Michel Foucault ne s’est pas « droitisé » à la fin de sa vie, comme certains lecteurs de Naissance de la biopolitique ont pu le penser, il a pris au sérieux le néolibéralisme. Nuance. Au lieu d’y voir une idéologie conservatrice ou réactionnaire, le philosophe a saisi ce qu’elle produisait en termes de rupture. Dans La dernière leçon de Michel Foucault, Geoffroy de Lagasnerie pointe les potentialités d’une telle approche pour renouveler la grammaire critique à gauche. Un renouvellement dont celle-ci a bien besoin. « La gauche, et notamment la gauche radicale, a été comme désorientée, sidérée, désemparée par l’avènement du néolibéralisme.
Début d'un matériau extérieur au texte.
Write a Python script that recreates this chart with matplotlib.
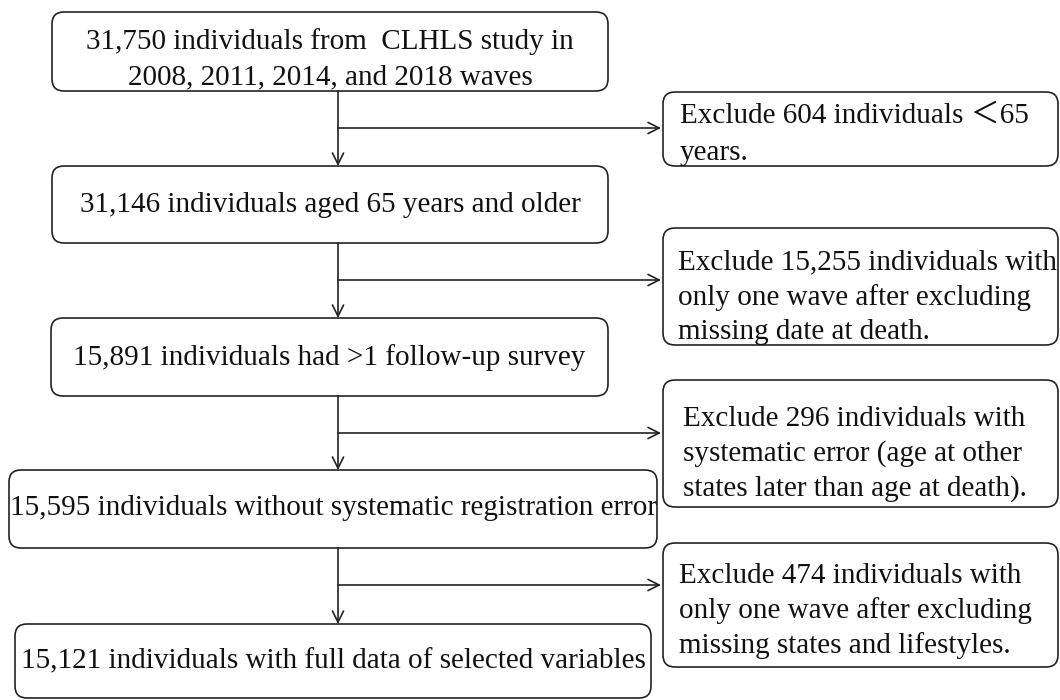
import matplotlib.pyplot as plt
from matplotlib.patches import FancyBboxPatch

# flow chart content
main_texts = [
    "31,750 individuals from  CLHLS study in\n2008, 2011, 2014, and 2018 waves",
    "31,146 individuals aged 65 years and older",
    "15,891 individuals had >1 follow-up survey",
    "15,595 individuals without systematic registration error",
    "15,121 individuals with full data of selected variables",
]
excl_texts = [
    "Exclude 604 individuals \uff1c65\nyears.",
    "Exclude 15,255 individuals with\nonly one wave after excluding\nmissing date at death.",
    "Exclude 296 individuals with\nsystematic error (age at other\nstates later than age at death).",
    "Exclude 474 individuals with\nonly one wave after excluding\nmissing states and lifestyles.",
]

# layout in pixels (x0, x1, y0, y1), y downwards
main_boxes = [(52, 608, 12, 91), (52, 608, 166, 243), (51, 608, 318, 396),
              (9, 657, 470, 548), (15, 651, 624, 698)]
main_text_y = [59, 205, 358, 508, 661]
excl_boxes = [(663, 1058, 92, 166), (663, 1058, 228, 345),
              (663, 1058, 380, 507), (663, 1058, 543, 667)]
excl_text_y = [134, 297, 454, 611]
excl_text_x = [680, 678, 683, 679]
excl_spacing = [1.55, 1.4, 1.4, 1.4]
arrow_y = [128, 280, 433, 585]
stem_x = 338

fam = ['Liberation Serif', 'Noto Sans CJK SC']
ec = '#222222'

fig = plt.figure(figsize=(10.6, 7), dpi=100)
ax = fig.add_axes([0, 0, 1, 1])
ax.set_xlim(0, 1060)
ax.set_ylim(700, 0)
ax.axis('off')


def box(b):
    x0, x1, y0, y1 = b
    p = FancyBboxPatch((x0, y0), x1 - x0, y1 - y0,
                       boxstyle="round,pad=0,rounding_size=12",
                       fc='white', ec=ec, lw=1.2)
    ax.add_patch(p)


for b, t, ty in zip(main_boxes, main_texts, main_text_y):
    box(b)
    ax.text((b[0] + b[1]) / 2, ty, t, ha='center', va='center',
            fontsize=21, family=fam, color='#111111', linespacing=1.45)

for b, t, ty, tx, ls in zip(excl_boxes, excl_texts, excl_text_y,
                            excl_text_x, excl_spacing):
    box(b)
    ax.text(tx, ty, t, ha='left', va='center',
            fontsize=21, family=fam, color='#111111', linespacing=ls)

ap = dict(arrowstyle='->', lw=1.2, color=ec, shrinkA=0, shrinkB=0,
          mutation_scale=20)
for i in range(4):
    ax.annotate('', xy=(stem_x, main_boxes[i + 1][2]),
                xytext=(stem_x, main_boxes[i][3]), arrowprops=ap)
    ax.annotate('', xy=(excl_boxes[i][0] - 2, arrow_y[i]),
                xytext=(stem_x, arrow_y[i]), arrowprops=ap)

fig.savefig('out.png', dpi=100)
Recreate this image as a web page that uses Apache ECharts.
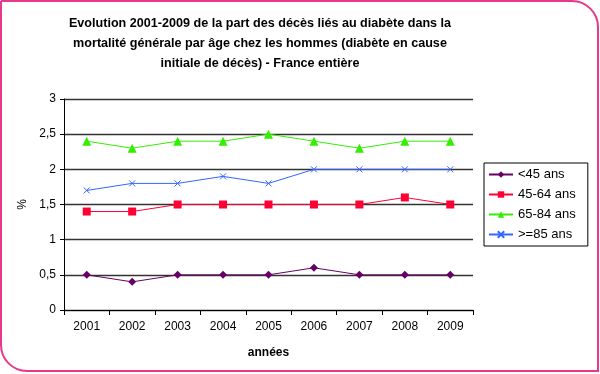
<!DOCTYPE html>
<html><head><meta charset="utf-8">
<script src="https://cdn.jsdelivr.net/npm/echarts@6/dist/echarts.min.js"></script>
<style>html,body{margin:0;padding:0;background:#fff}#c{width:600px;height:374px}</style>
</head><body><div id="c"></div>
<script>
const categories = ['2001','2002','2003','2004','2005','2006','2007','2008','2009'];
const seriesNames = ['<45 ans','45-64 ans','65-84 ans','>=85 ans'];
const under45 = [0.5,0.4,0.5,0.5,0.5,0.6,0.5,0.5,0.5];
const age45_64 = [1.4,1.4,1.5,1.5,1.5,1.5,1.5,1.6,1.5];
const age65_84 = [2.4,2.3,2.4,2.4,2.5,2.4,2.3,2.4,2.4];
const age85plus = [1.7,1.8,1.8,1.9,1.8,2.0,2.0,2.0,2.0];
const yTicks = [0,0.5,1,1.5,2,2.5,3];

const chart = echarts.init(document.getElementById('c'));
const font = 'Liberation Sans, Arial, sans-serif';
function mk(name, data, color, symbol, size, extra) {
  return Object.assign({
    name: name, type: 'line', data: data, symbol: symbol, symbolSize: size,
    lineStyle: {color: color, width: 1},
    itemStyle: {color: color},
    animation: false
  }, extra || {});
}
chart.setOption({
  animation: false,
  title: {
    text: 'Evolution 2001-2009 de la part des décès liés au diabète dans la\nmortalité générale par âge chez les hommes (diabète en cause\ninitiale de décès) - France entière',
    left: 255, top: 9, textAlign: 'center',
    textStyle: {fontFamily: font, fontSize: 12.6, fontWeight: 'bold', color: '#000', lineHeight: 20}
  },
  graphic: [{
    type: 'rect', silent: true, z: -1,
    shape: {x: 1, y: 1, width: 597, height: 370, r: [0, 26, 0, 26]},
    style: {fill: 'none', stroke: '#e8388a', lineWidth: 2}
  }],
  legend: {
    orient: 'vertical', left: 484, top: 163,
    itemWidth: 24, itemHeight: 8, itemGap: 7,
    padding: [5, 12, 5, 4],
    borderColor: '#000', borderWidth: 1, borderRadius: 0,
    textStyle: {fontFamily: font, fontSize: 13, color: '#000'},
    data: seriesNames
  },
  grid: {left: 64, right: 127, top: 99, bottom: 64},
  xAxis: {
    type: 'category', data: categories, boundaryGap: true,
    name: 'années', nameLocation: 'middle', nameGap: 37,
    nameTextStyle: {fontFamily: font, fontSize: 12, fontWeight: 'bold', color: '#000'},
    axisLine: {lineStyle: {color: '#000', width: 1}},
    axisTick: {show: true, length: 5, lineStyle: {color: '#000'}},
    axisLabel: {fontFamily: font, fontSize: 12, color: '#000', margin: 11}
  },
  yAxis: {
    type: 'value', min: 0, max: 3, interval: 0.5,
    name: '%', nameLocation: 'middle', nameGap: 35, nameRotate: 90,
    nameTextStyle: {fontFamily: font, fontSize: 12, color: '#000'},
    axisLine: {show: true, lineStyle: {color: '#000', width: 1}},
    axisTick: {show: true, length: 4, lineStyle: {color: '#000'}},
    axisLabel: {fontFamily: font, fontSize: 12, color: '#000', margin: 8,
      formatter: v => yTicks.includes(v) ? String(v).replace('.', ',') : ''},
    splitLine: {show: true, lineStyle: {color: '#333', width: 1.3}}
  },
  series: [
    mk(seriesNames[0], under45, '#660066', 'diamond', 8),
    mk(seriesNames[1], age45_64, '#ff0033', 'rect', 8),
    mk(seriesNames[2], age65_84, '#33ee00', 'triangle', 9),
    mk(seriesNames[3], age85plus, '#3366ff', 'path://M0,0L10,10M10,0L0,10', 6,
      {itemStyle: {color: '#3366ff', borderColor: '#3366ff', borderWidth: 1}})
  ]
});
</script></body></html>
Elle s’est retrouvée comme démunie devant l’irruption de ce nouveau paradigme », affirme l’auteur, déplorant une crise générale de la capacité d’imagination, une paralysie des facultés intellectuelles, voire un anti-intellectualisme.
Qu’est-ce qui pointe derrière la critique traditionnelle de l’individualisme et de l’égoïsme des marchés ? Un éloge de l’ordre, de la régulation, de la norme collective, des transcendances institutionnelles, des pulsions autoritaires. Pour Geoffroy de Lagasnerie, la plongée foucaldienne dans les théories néolibérales permet d’ouvrir les imaginaires. Car que fait le philosophe sinon « libérer la pensée des incantations, des énoncés en forme de slogans sempiternellement utilisés pour dénoncer les méfaits du néolibéralisme mais qui servaient déjà pour disqualifier le libéralisme classique et même le capitalisme » ? Signalons au passage, avec la parution le 8 novembre de Du gouvernement des vivants, la poursuite de la publication au Seuil des cours de Michel Foucault au Collège de France. Un appel nécessaire à réinventer la gauche.
La dernière leçon de Michel Foucault. Sur le néolibéralisme, la théorie et la politique, de Geoffroy de Lagasnerie, éd. Fayard, 190 p., 17 euros
Du gouvernement des vivants. Cours au Collège de France (1979-1980), de Michel Foucault, éd. Seuil, 355 p., 26 euros (à paraître le 8 novembre).